Per citarne uno, il fondo attivista Amber capital in Italia ha portato avanti oltre dieci campagne fra il 2015 e il 2017. «La struttura degli azionisti delle società italiane è diventata meno concentrata: quando la crisi finanziaria ha iniziato a ostacolare i prestiti delle banche, gli azionisti di controllo sono stati obbligati a collocare alcune delle loro quote presso investitori istituzionali», aveva detto a Reuters Arturo Albano, corporate governance specialist ad Amber Capital, durante la Shareholder Activism Conference organizzata da Morrow Sodali e Jones Day all’Università Bocconi. Investitori che oggi possono pesare nel board: «Adesso siamo nella posizione di poter appoggiare le proposte di altri azionisti, incluse anche quelli degli investitori attivisti», aveva specificato Albano.

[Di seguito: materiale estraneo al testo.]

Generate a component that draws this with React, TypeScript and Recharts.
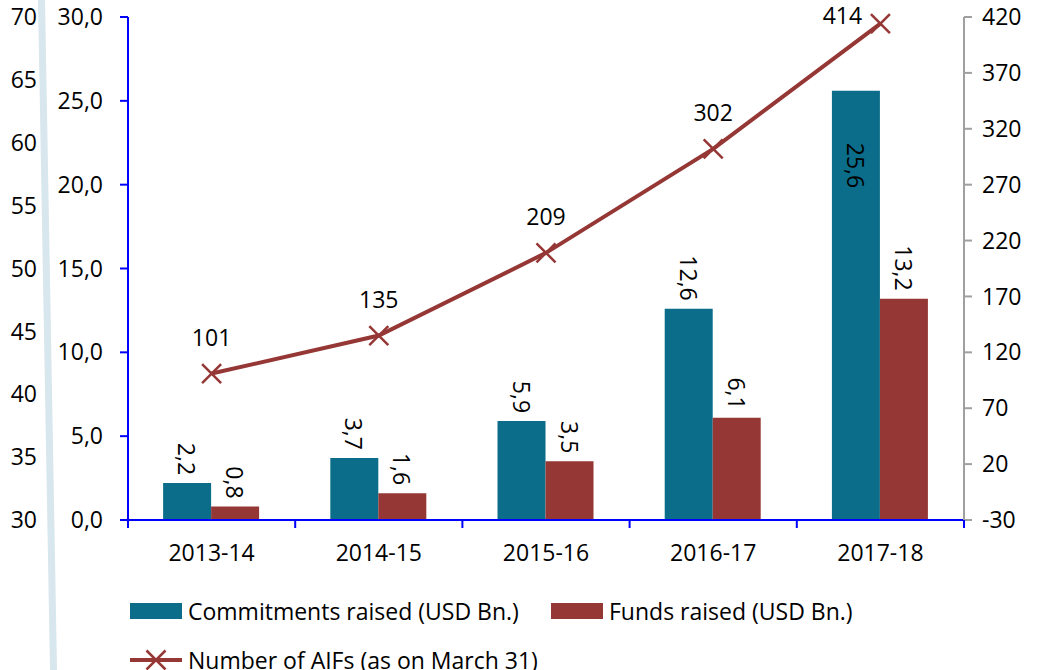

In Italia, tuttavia, l’attivismo dei soci ha ancora alcuni ostacoli da affrontare, come ad esempio il muro delle famiglie a capo delle aziende, pari al 33% di tutto il valore del mercato azionario, che potrebbero bloccare le iniziative degli attivisti. A questo si aggiunge il diritto di veto del governo – il cosiddetto “golden power”, attuato anche su Tim – attraverso il quale potrebbe bloccare i cambi di controllo attraverso le sue partecipazioni indirette nelle aziende quotate del Paese. In questo contesto, vale la pena ricordare l’esempio, nel 2009, del fondo attivista Usa Knight Winke che chiese di cedere alcune parti di Eni, di cui il Tesoro detiene una quota di riferimento. Cessione avvenuta solo tre anni dopo, con lo spin off di Snam.
Attenzione al consiglio
Di certo, come evidenzia Di Segni, «a prescindere dal risultato della proxy fight, questo tipo di campagne serve comunque a smuovere le acque, così come successe in quella di Knight Vinke su Eni, che seppur fallimentare ha contribuito al cambio di direzione nella gestione della società».
Nel complesso, in Europa i fondi attivisti contano asset under management per 32 miliardi (nel 2017).

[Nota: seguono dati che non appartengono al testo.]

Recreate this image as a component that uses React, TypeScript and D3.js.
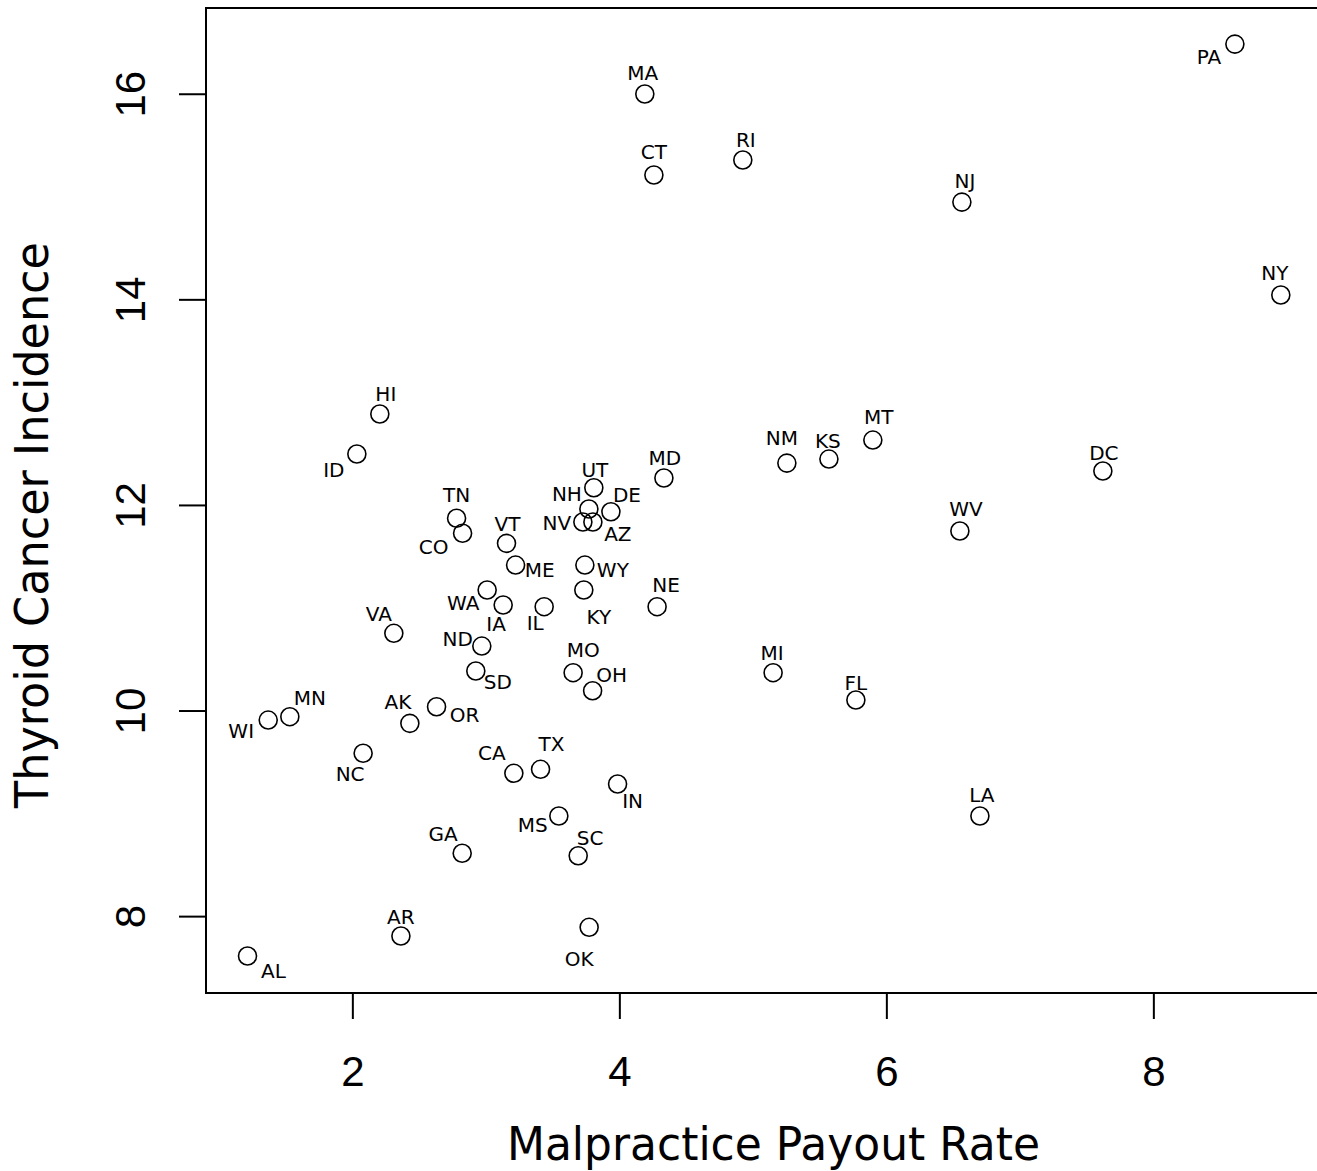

Ma cosa spinge questo “fight club” di fondi a portare avanti campagne di tale portata e quali sono i presupposti per il loro successo? Qui sta uno dei trend principali. Rispetto al passato, infatti, spiega Di Segni, «soprattutto nei Paesi di matrice anglosassone, gran parte dell’attivismo era legato ad aspetti finanziari, ad esempio una disponibilità cash troppo elevata – come nel caso Apple – quindi un’allocazione del capitale non efficiente, un valore del titolo non soddisfacente o un’esigenza, non accontentata, di dismissioni di business non più core. Adesso invece, l’attivismo passa dal board, soprattutto per ottenere determinati cambiamenti come una semplificazione del business con spin-off e dismissioni».

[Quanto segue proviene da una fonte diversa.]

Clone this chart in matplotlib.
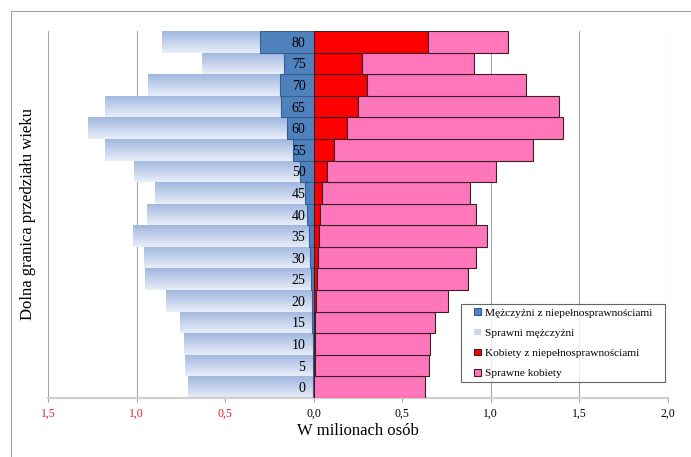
import numpy as np
import matplotlib
matplotlib.use("Agg")
import matplotlib.pyplot as plt
from matplotlib.patches import Patch, Rectangle
from matplotlib.legend_handler import HandlerPatch
from matplotlib.colors import to_rgb

plt.rcParams['font.family'] = ['Liberation Serif', 'DejaVu Serif']

# Age groups (lower bound of each 5-year bracket)
ages = [0, 5, 10, 15, 20, 25, 30, 35, 40, 45, 50, 55, 60, 65, 70, 75, 80]

# Population in millions
men_disabled = [0.005, 0.007, 0.007, 0.009, 0.009, 0.015, 0.020, 0.028, 0.040,
                0.047, 0.075, 0.115, 0.154, 0.184, 0.188, 0.166, 0.301]
men_able = [0.703, 0.718, 0.725, 0.746, 0.825, 0.938, 0.942, 0.995, 0.901,
            0.849, 0.938, 1.067, 1.123, 0.998, 0.750, 0.467, 0.558]
women_disabled = [0.003, 0.005, 0.006, 0.007, 0.010, 0.017, 0.023, 0.027, 0.036,
                  0.045, 0.073, 0.113, 0.189, 0.251, 0.302, 0.271, 0.648]
women_able = [0.626, 0.645, 0.652, 0.679, 0.747, 0.853, 0.894, 0.950, 0.878,
              0.839, 0.955, 1.124, 1.218, 1.137, 0.898, 0.637, 0.452]

x_ticks = [-1.5, -1.0, -0.5, 0.0, 0.5, 1.0, 1.5, 2.0]

labels = ["Mężczyźni z niepełnosprawnościami", "Sprawni mężczyźni",
          "Kobiety z niepełnosprawnościami", "Sprawne kobiety"]

dark_blue = '#4f81bd'
dark_blue_edge = '#365f91'
light_top = '#a0b7e0'
light_bottom = '#e9eef8'
red = '#ff0000'
pink = '#ff76bb'
bar_edge = '#3c1e28'

W, H = 691, 457
fig = plt.figure(figsize=(W / 100, H / 100), dpi=100)
ax = fig.add_axes([48.3 / W, 59 / H, 619.4 / W, 367 / H])

pos = np.arange(len(ages))
md = np.array(men_disabled)
ma = np.array(men_able)
wd = np.array(women_disabled)
wa = np.array(women_able)

# Men on the negative side, disabled part next to the axis
ax.barh(pos, -md, height=1.0, color=dark_blue, edgecolor=dark_blue_edge,
        linewidth=0.8, zorder=3)
able_bars = ax.barh(pos, -ma, left=-md, height=1.0, color=light_bottom,
                    linewidth=0, zorder=2)

# Vertical gradient fill for the able-bodied men bars
c0 = np.array(to_rgb(light_top))
c1 = np.array(to_rgb(light_bottom))
t = np.linspace(0, 1, 64)[:, None]
grad = (c0 * (1 - t) + c1 * t)[:, None, :]
for rect in able_bars:
    x0, y0 = rect.get_x(), rect.get_y()
    w, h = rect.get_width(), rect.get_height()
    im = ax.imshow(grad, extent=[x0 + w, x0, y0, y0 + h], origin='upper',
                   aspect='auto', interpolation='bilinear', zorder=2.1)
    im.set_clip_path(rect)

# Women on the positive side
ax.barh(pos, wd, height=1.0, color=red, edgecolor=bar_edge,
        linewidth=0.8, zorder=3)
ax.barh(pos, wa, left=wd, height=1.0, color=pink, edgecolor=bar_edge,
        linewidth=0.8, zorder=3)

ax.set_xlim(-1.5, 2.0)
ax.set_ylim(-0.5, len(ages) - 0.5)

# X axis
ax.set_xticks(x_ticks)
ax.set_xticklabels([f"{abs(v):.1f}".replace('.', ',') for v in x_ticks],
                   fontsize=8.5)
for lab, v in zip(ax.get_xticklabels(), x_ticks):
    lab.set_color('#e8202a' if v < 0 else 'black')
ax.tick_params(axis='x', direction='out', length=3, width=0.8,
               color='#a0a0a0', pad=4)
ax.grid(axis='x', color='#a6a6a6', linewidth=0.8)
ax.set_axisbelow(True)
ax.set_xlabel("W milionach osób", fontsize=12, labelpad=2.5)

# Age labels sitting at the zero line
ax.set_yticks(pos)
ax.set_yticklabels([str(a) for a in ages], fontsize=8.5)
ax.spines['left'].set_position(('data', 0))
ax.spines['left'].set_visible(False)
ax.tick_params(axis='y', length=0, pad=6)
ax.yaxis.set_zorder(5)

for s in ['top', 'right']:
    ax.spines[s].set_visible(False)
ax.spines['bottom'].set_color('#d0d0d0')
ax.spines['bottom'].set_linewidth(1.6)

fig.text(28 / W, 1 - 214.5 / H, "Dolna granica przedziału wieku",
         rotation=90, ha='center', va='center', fontsize=12)


# Small square legend keys placed at the right end of the handle area
def small_square(legend, orig_handle, xdescent, ydescent, width, height,
                 fontsize):
    s = 0.58 * fontsize
    return Rectangle((-xdescent + width - s, -ydescent + (height - s) / 2),
                     s, s)


handles = [
    Patch(facecolor=dark_blue, edgecolor=dark_blue_edge, linewidth=0.8),
    Patch(facecolor='#c9d6ee', edgecolor='none'),
    Patch(facecolor=red, edgecolor=bar_edge, linewidth=0.8),
    Patch(facecolor=pink, edgecolor=bar_edge, linewidth=0.8),
]
leg = ax.legend(handles, labels, loc='lower left',
                bbox_to_anchor=(0.666, 0.0436, 0.3297, 0.2), mode='expand',
                borderaxespad=0, fontsize=8.2, frameon=True, fancybox=False,
                handlelength=1.45, handleheight=0.7, handletextpad=0.36,
                labelspacing=0.9, borderpad=0.33,
                handler_map={Patch: HandlerPatch(patch_func=small_square)})
leg.get_frame().set_edgecolor('#404040')
leg.get_frame().set_linewidth(0.8)
leg.set_zorder(6)

# Chart border
fig.patches.append(Rectangle((10.5 / W, -0.1), 1.2, 1.1 - 10.5 / H,
                             transform=fig.transFigure, fill=False,
                             edgecolor='#a0a0a0', linewidth=0.8))

fig.savefig("out.png", dpi=100)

Ciò è quanto accaduto, oltre che in Tim, anche nella società di infrastrutture tlc Retelit, anche se all’inverso. Il fondo attivista tedesco Shareholder Value Management si è infatti schierato contro i progetti di altri investitori, fra cui la Fiber 4.0 di Raffaele Mincione, di allontanare l’attuale amministratore delegato e unendo le forze con shareholders fra cui i libici di Bousval e i tedeschi di Axxion ha battuto Mincione confermando così i vertici della società, il presidente Dario Pardi e l’amministratore delegato Federico Protto.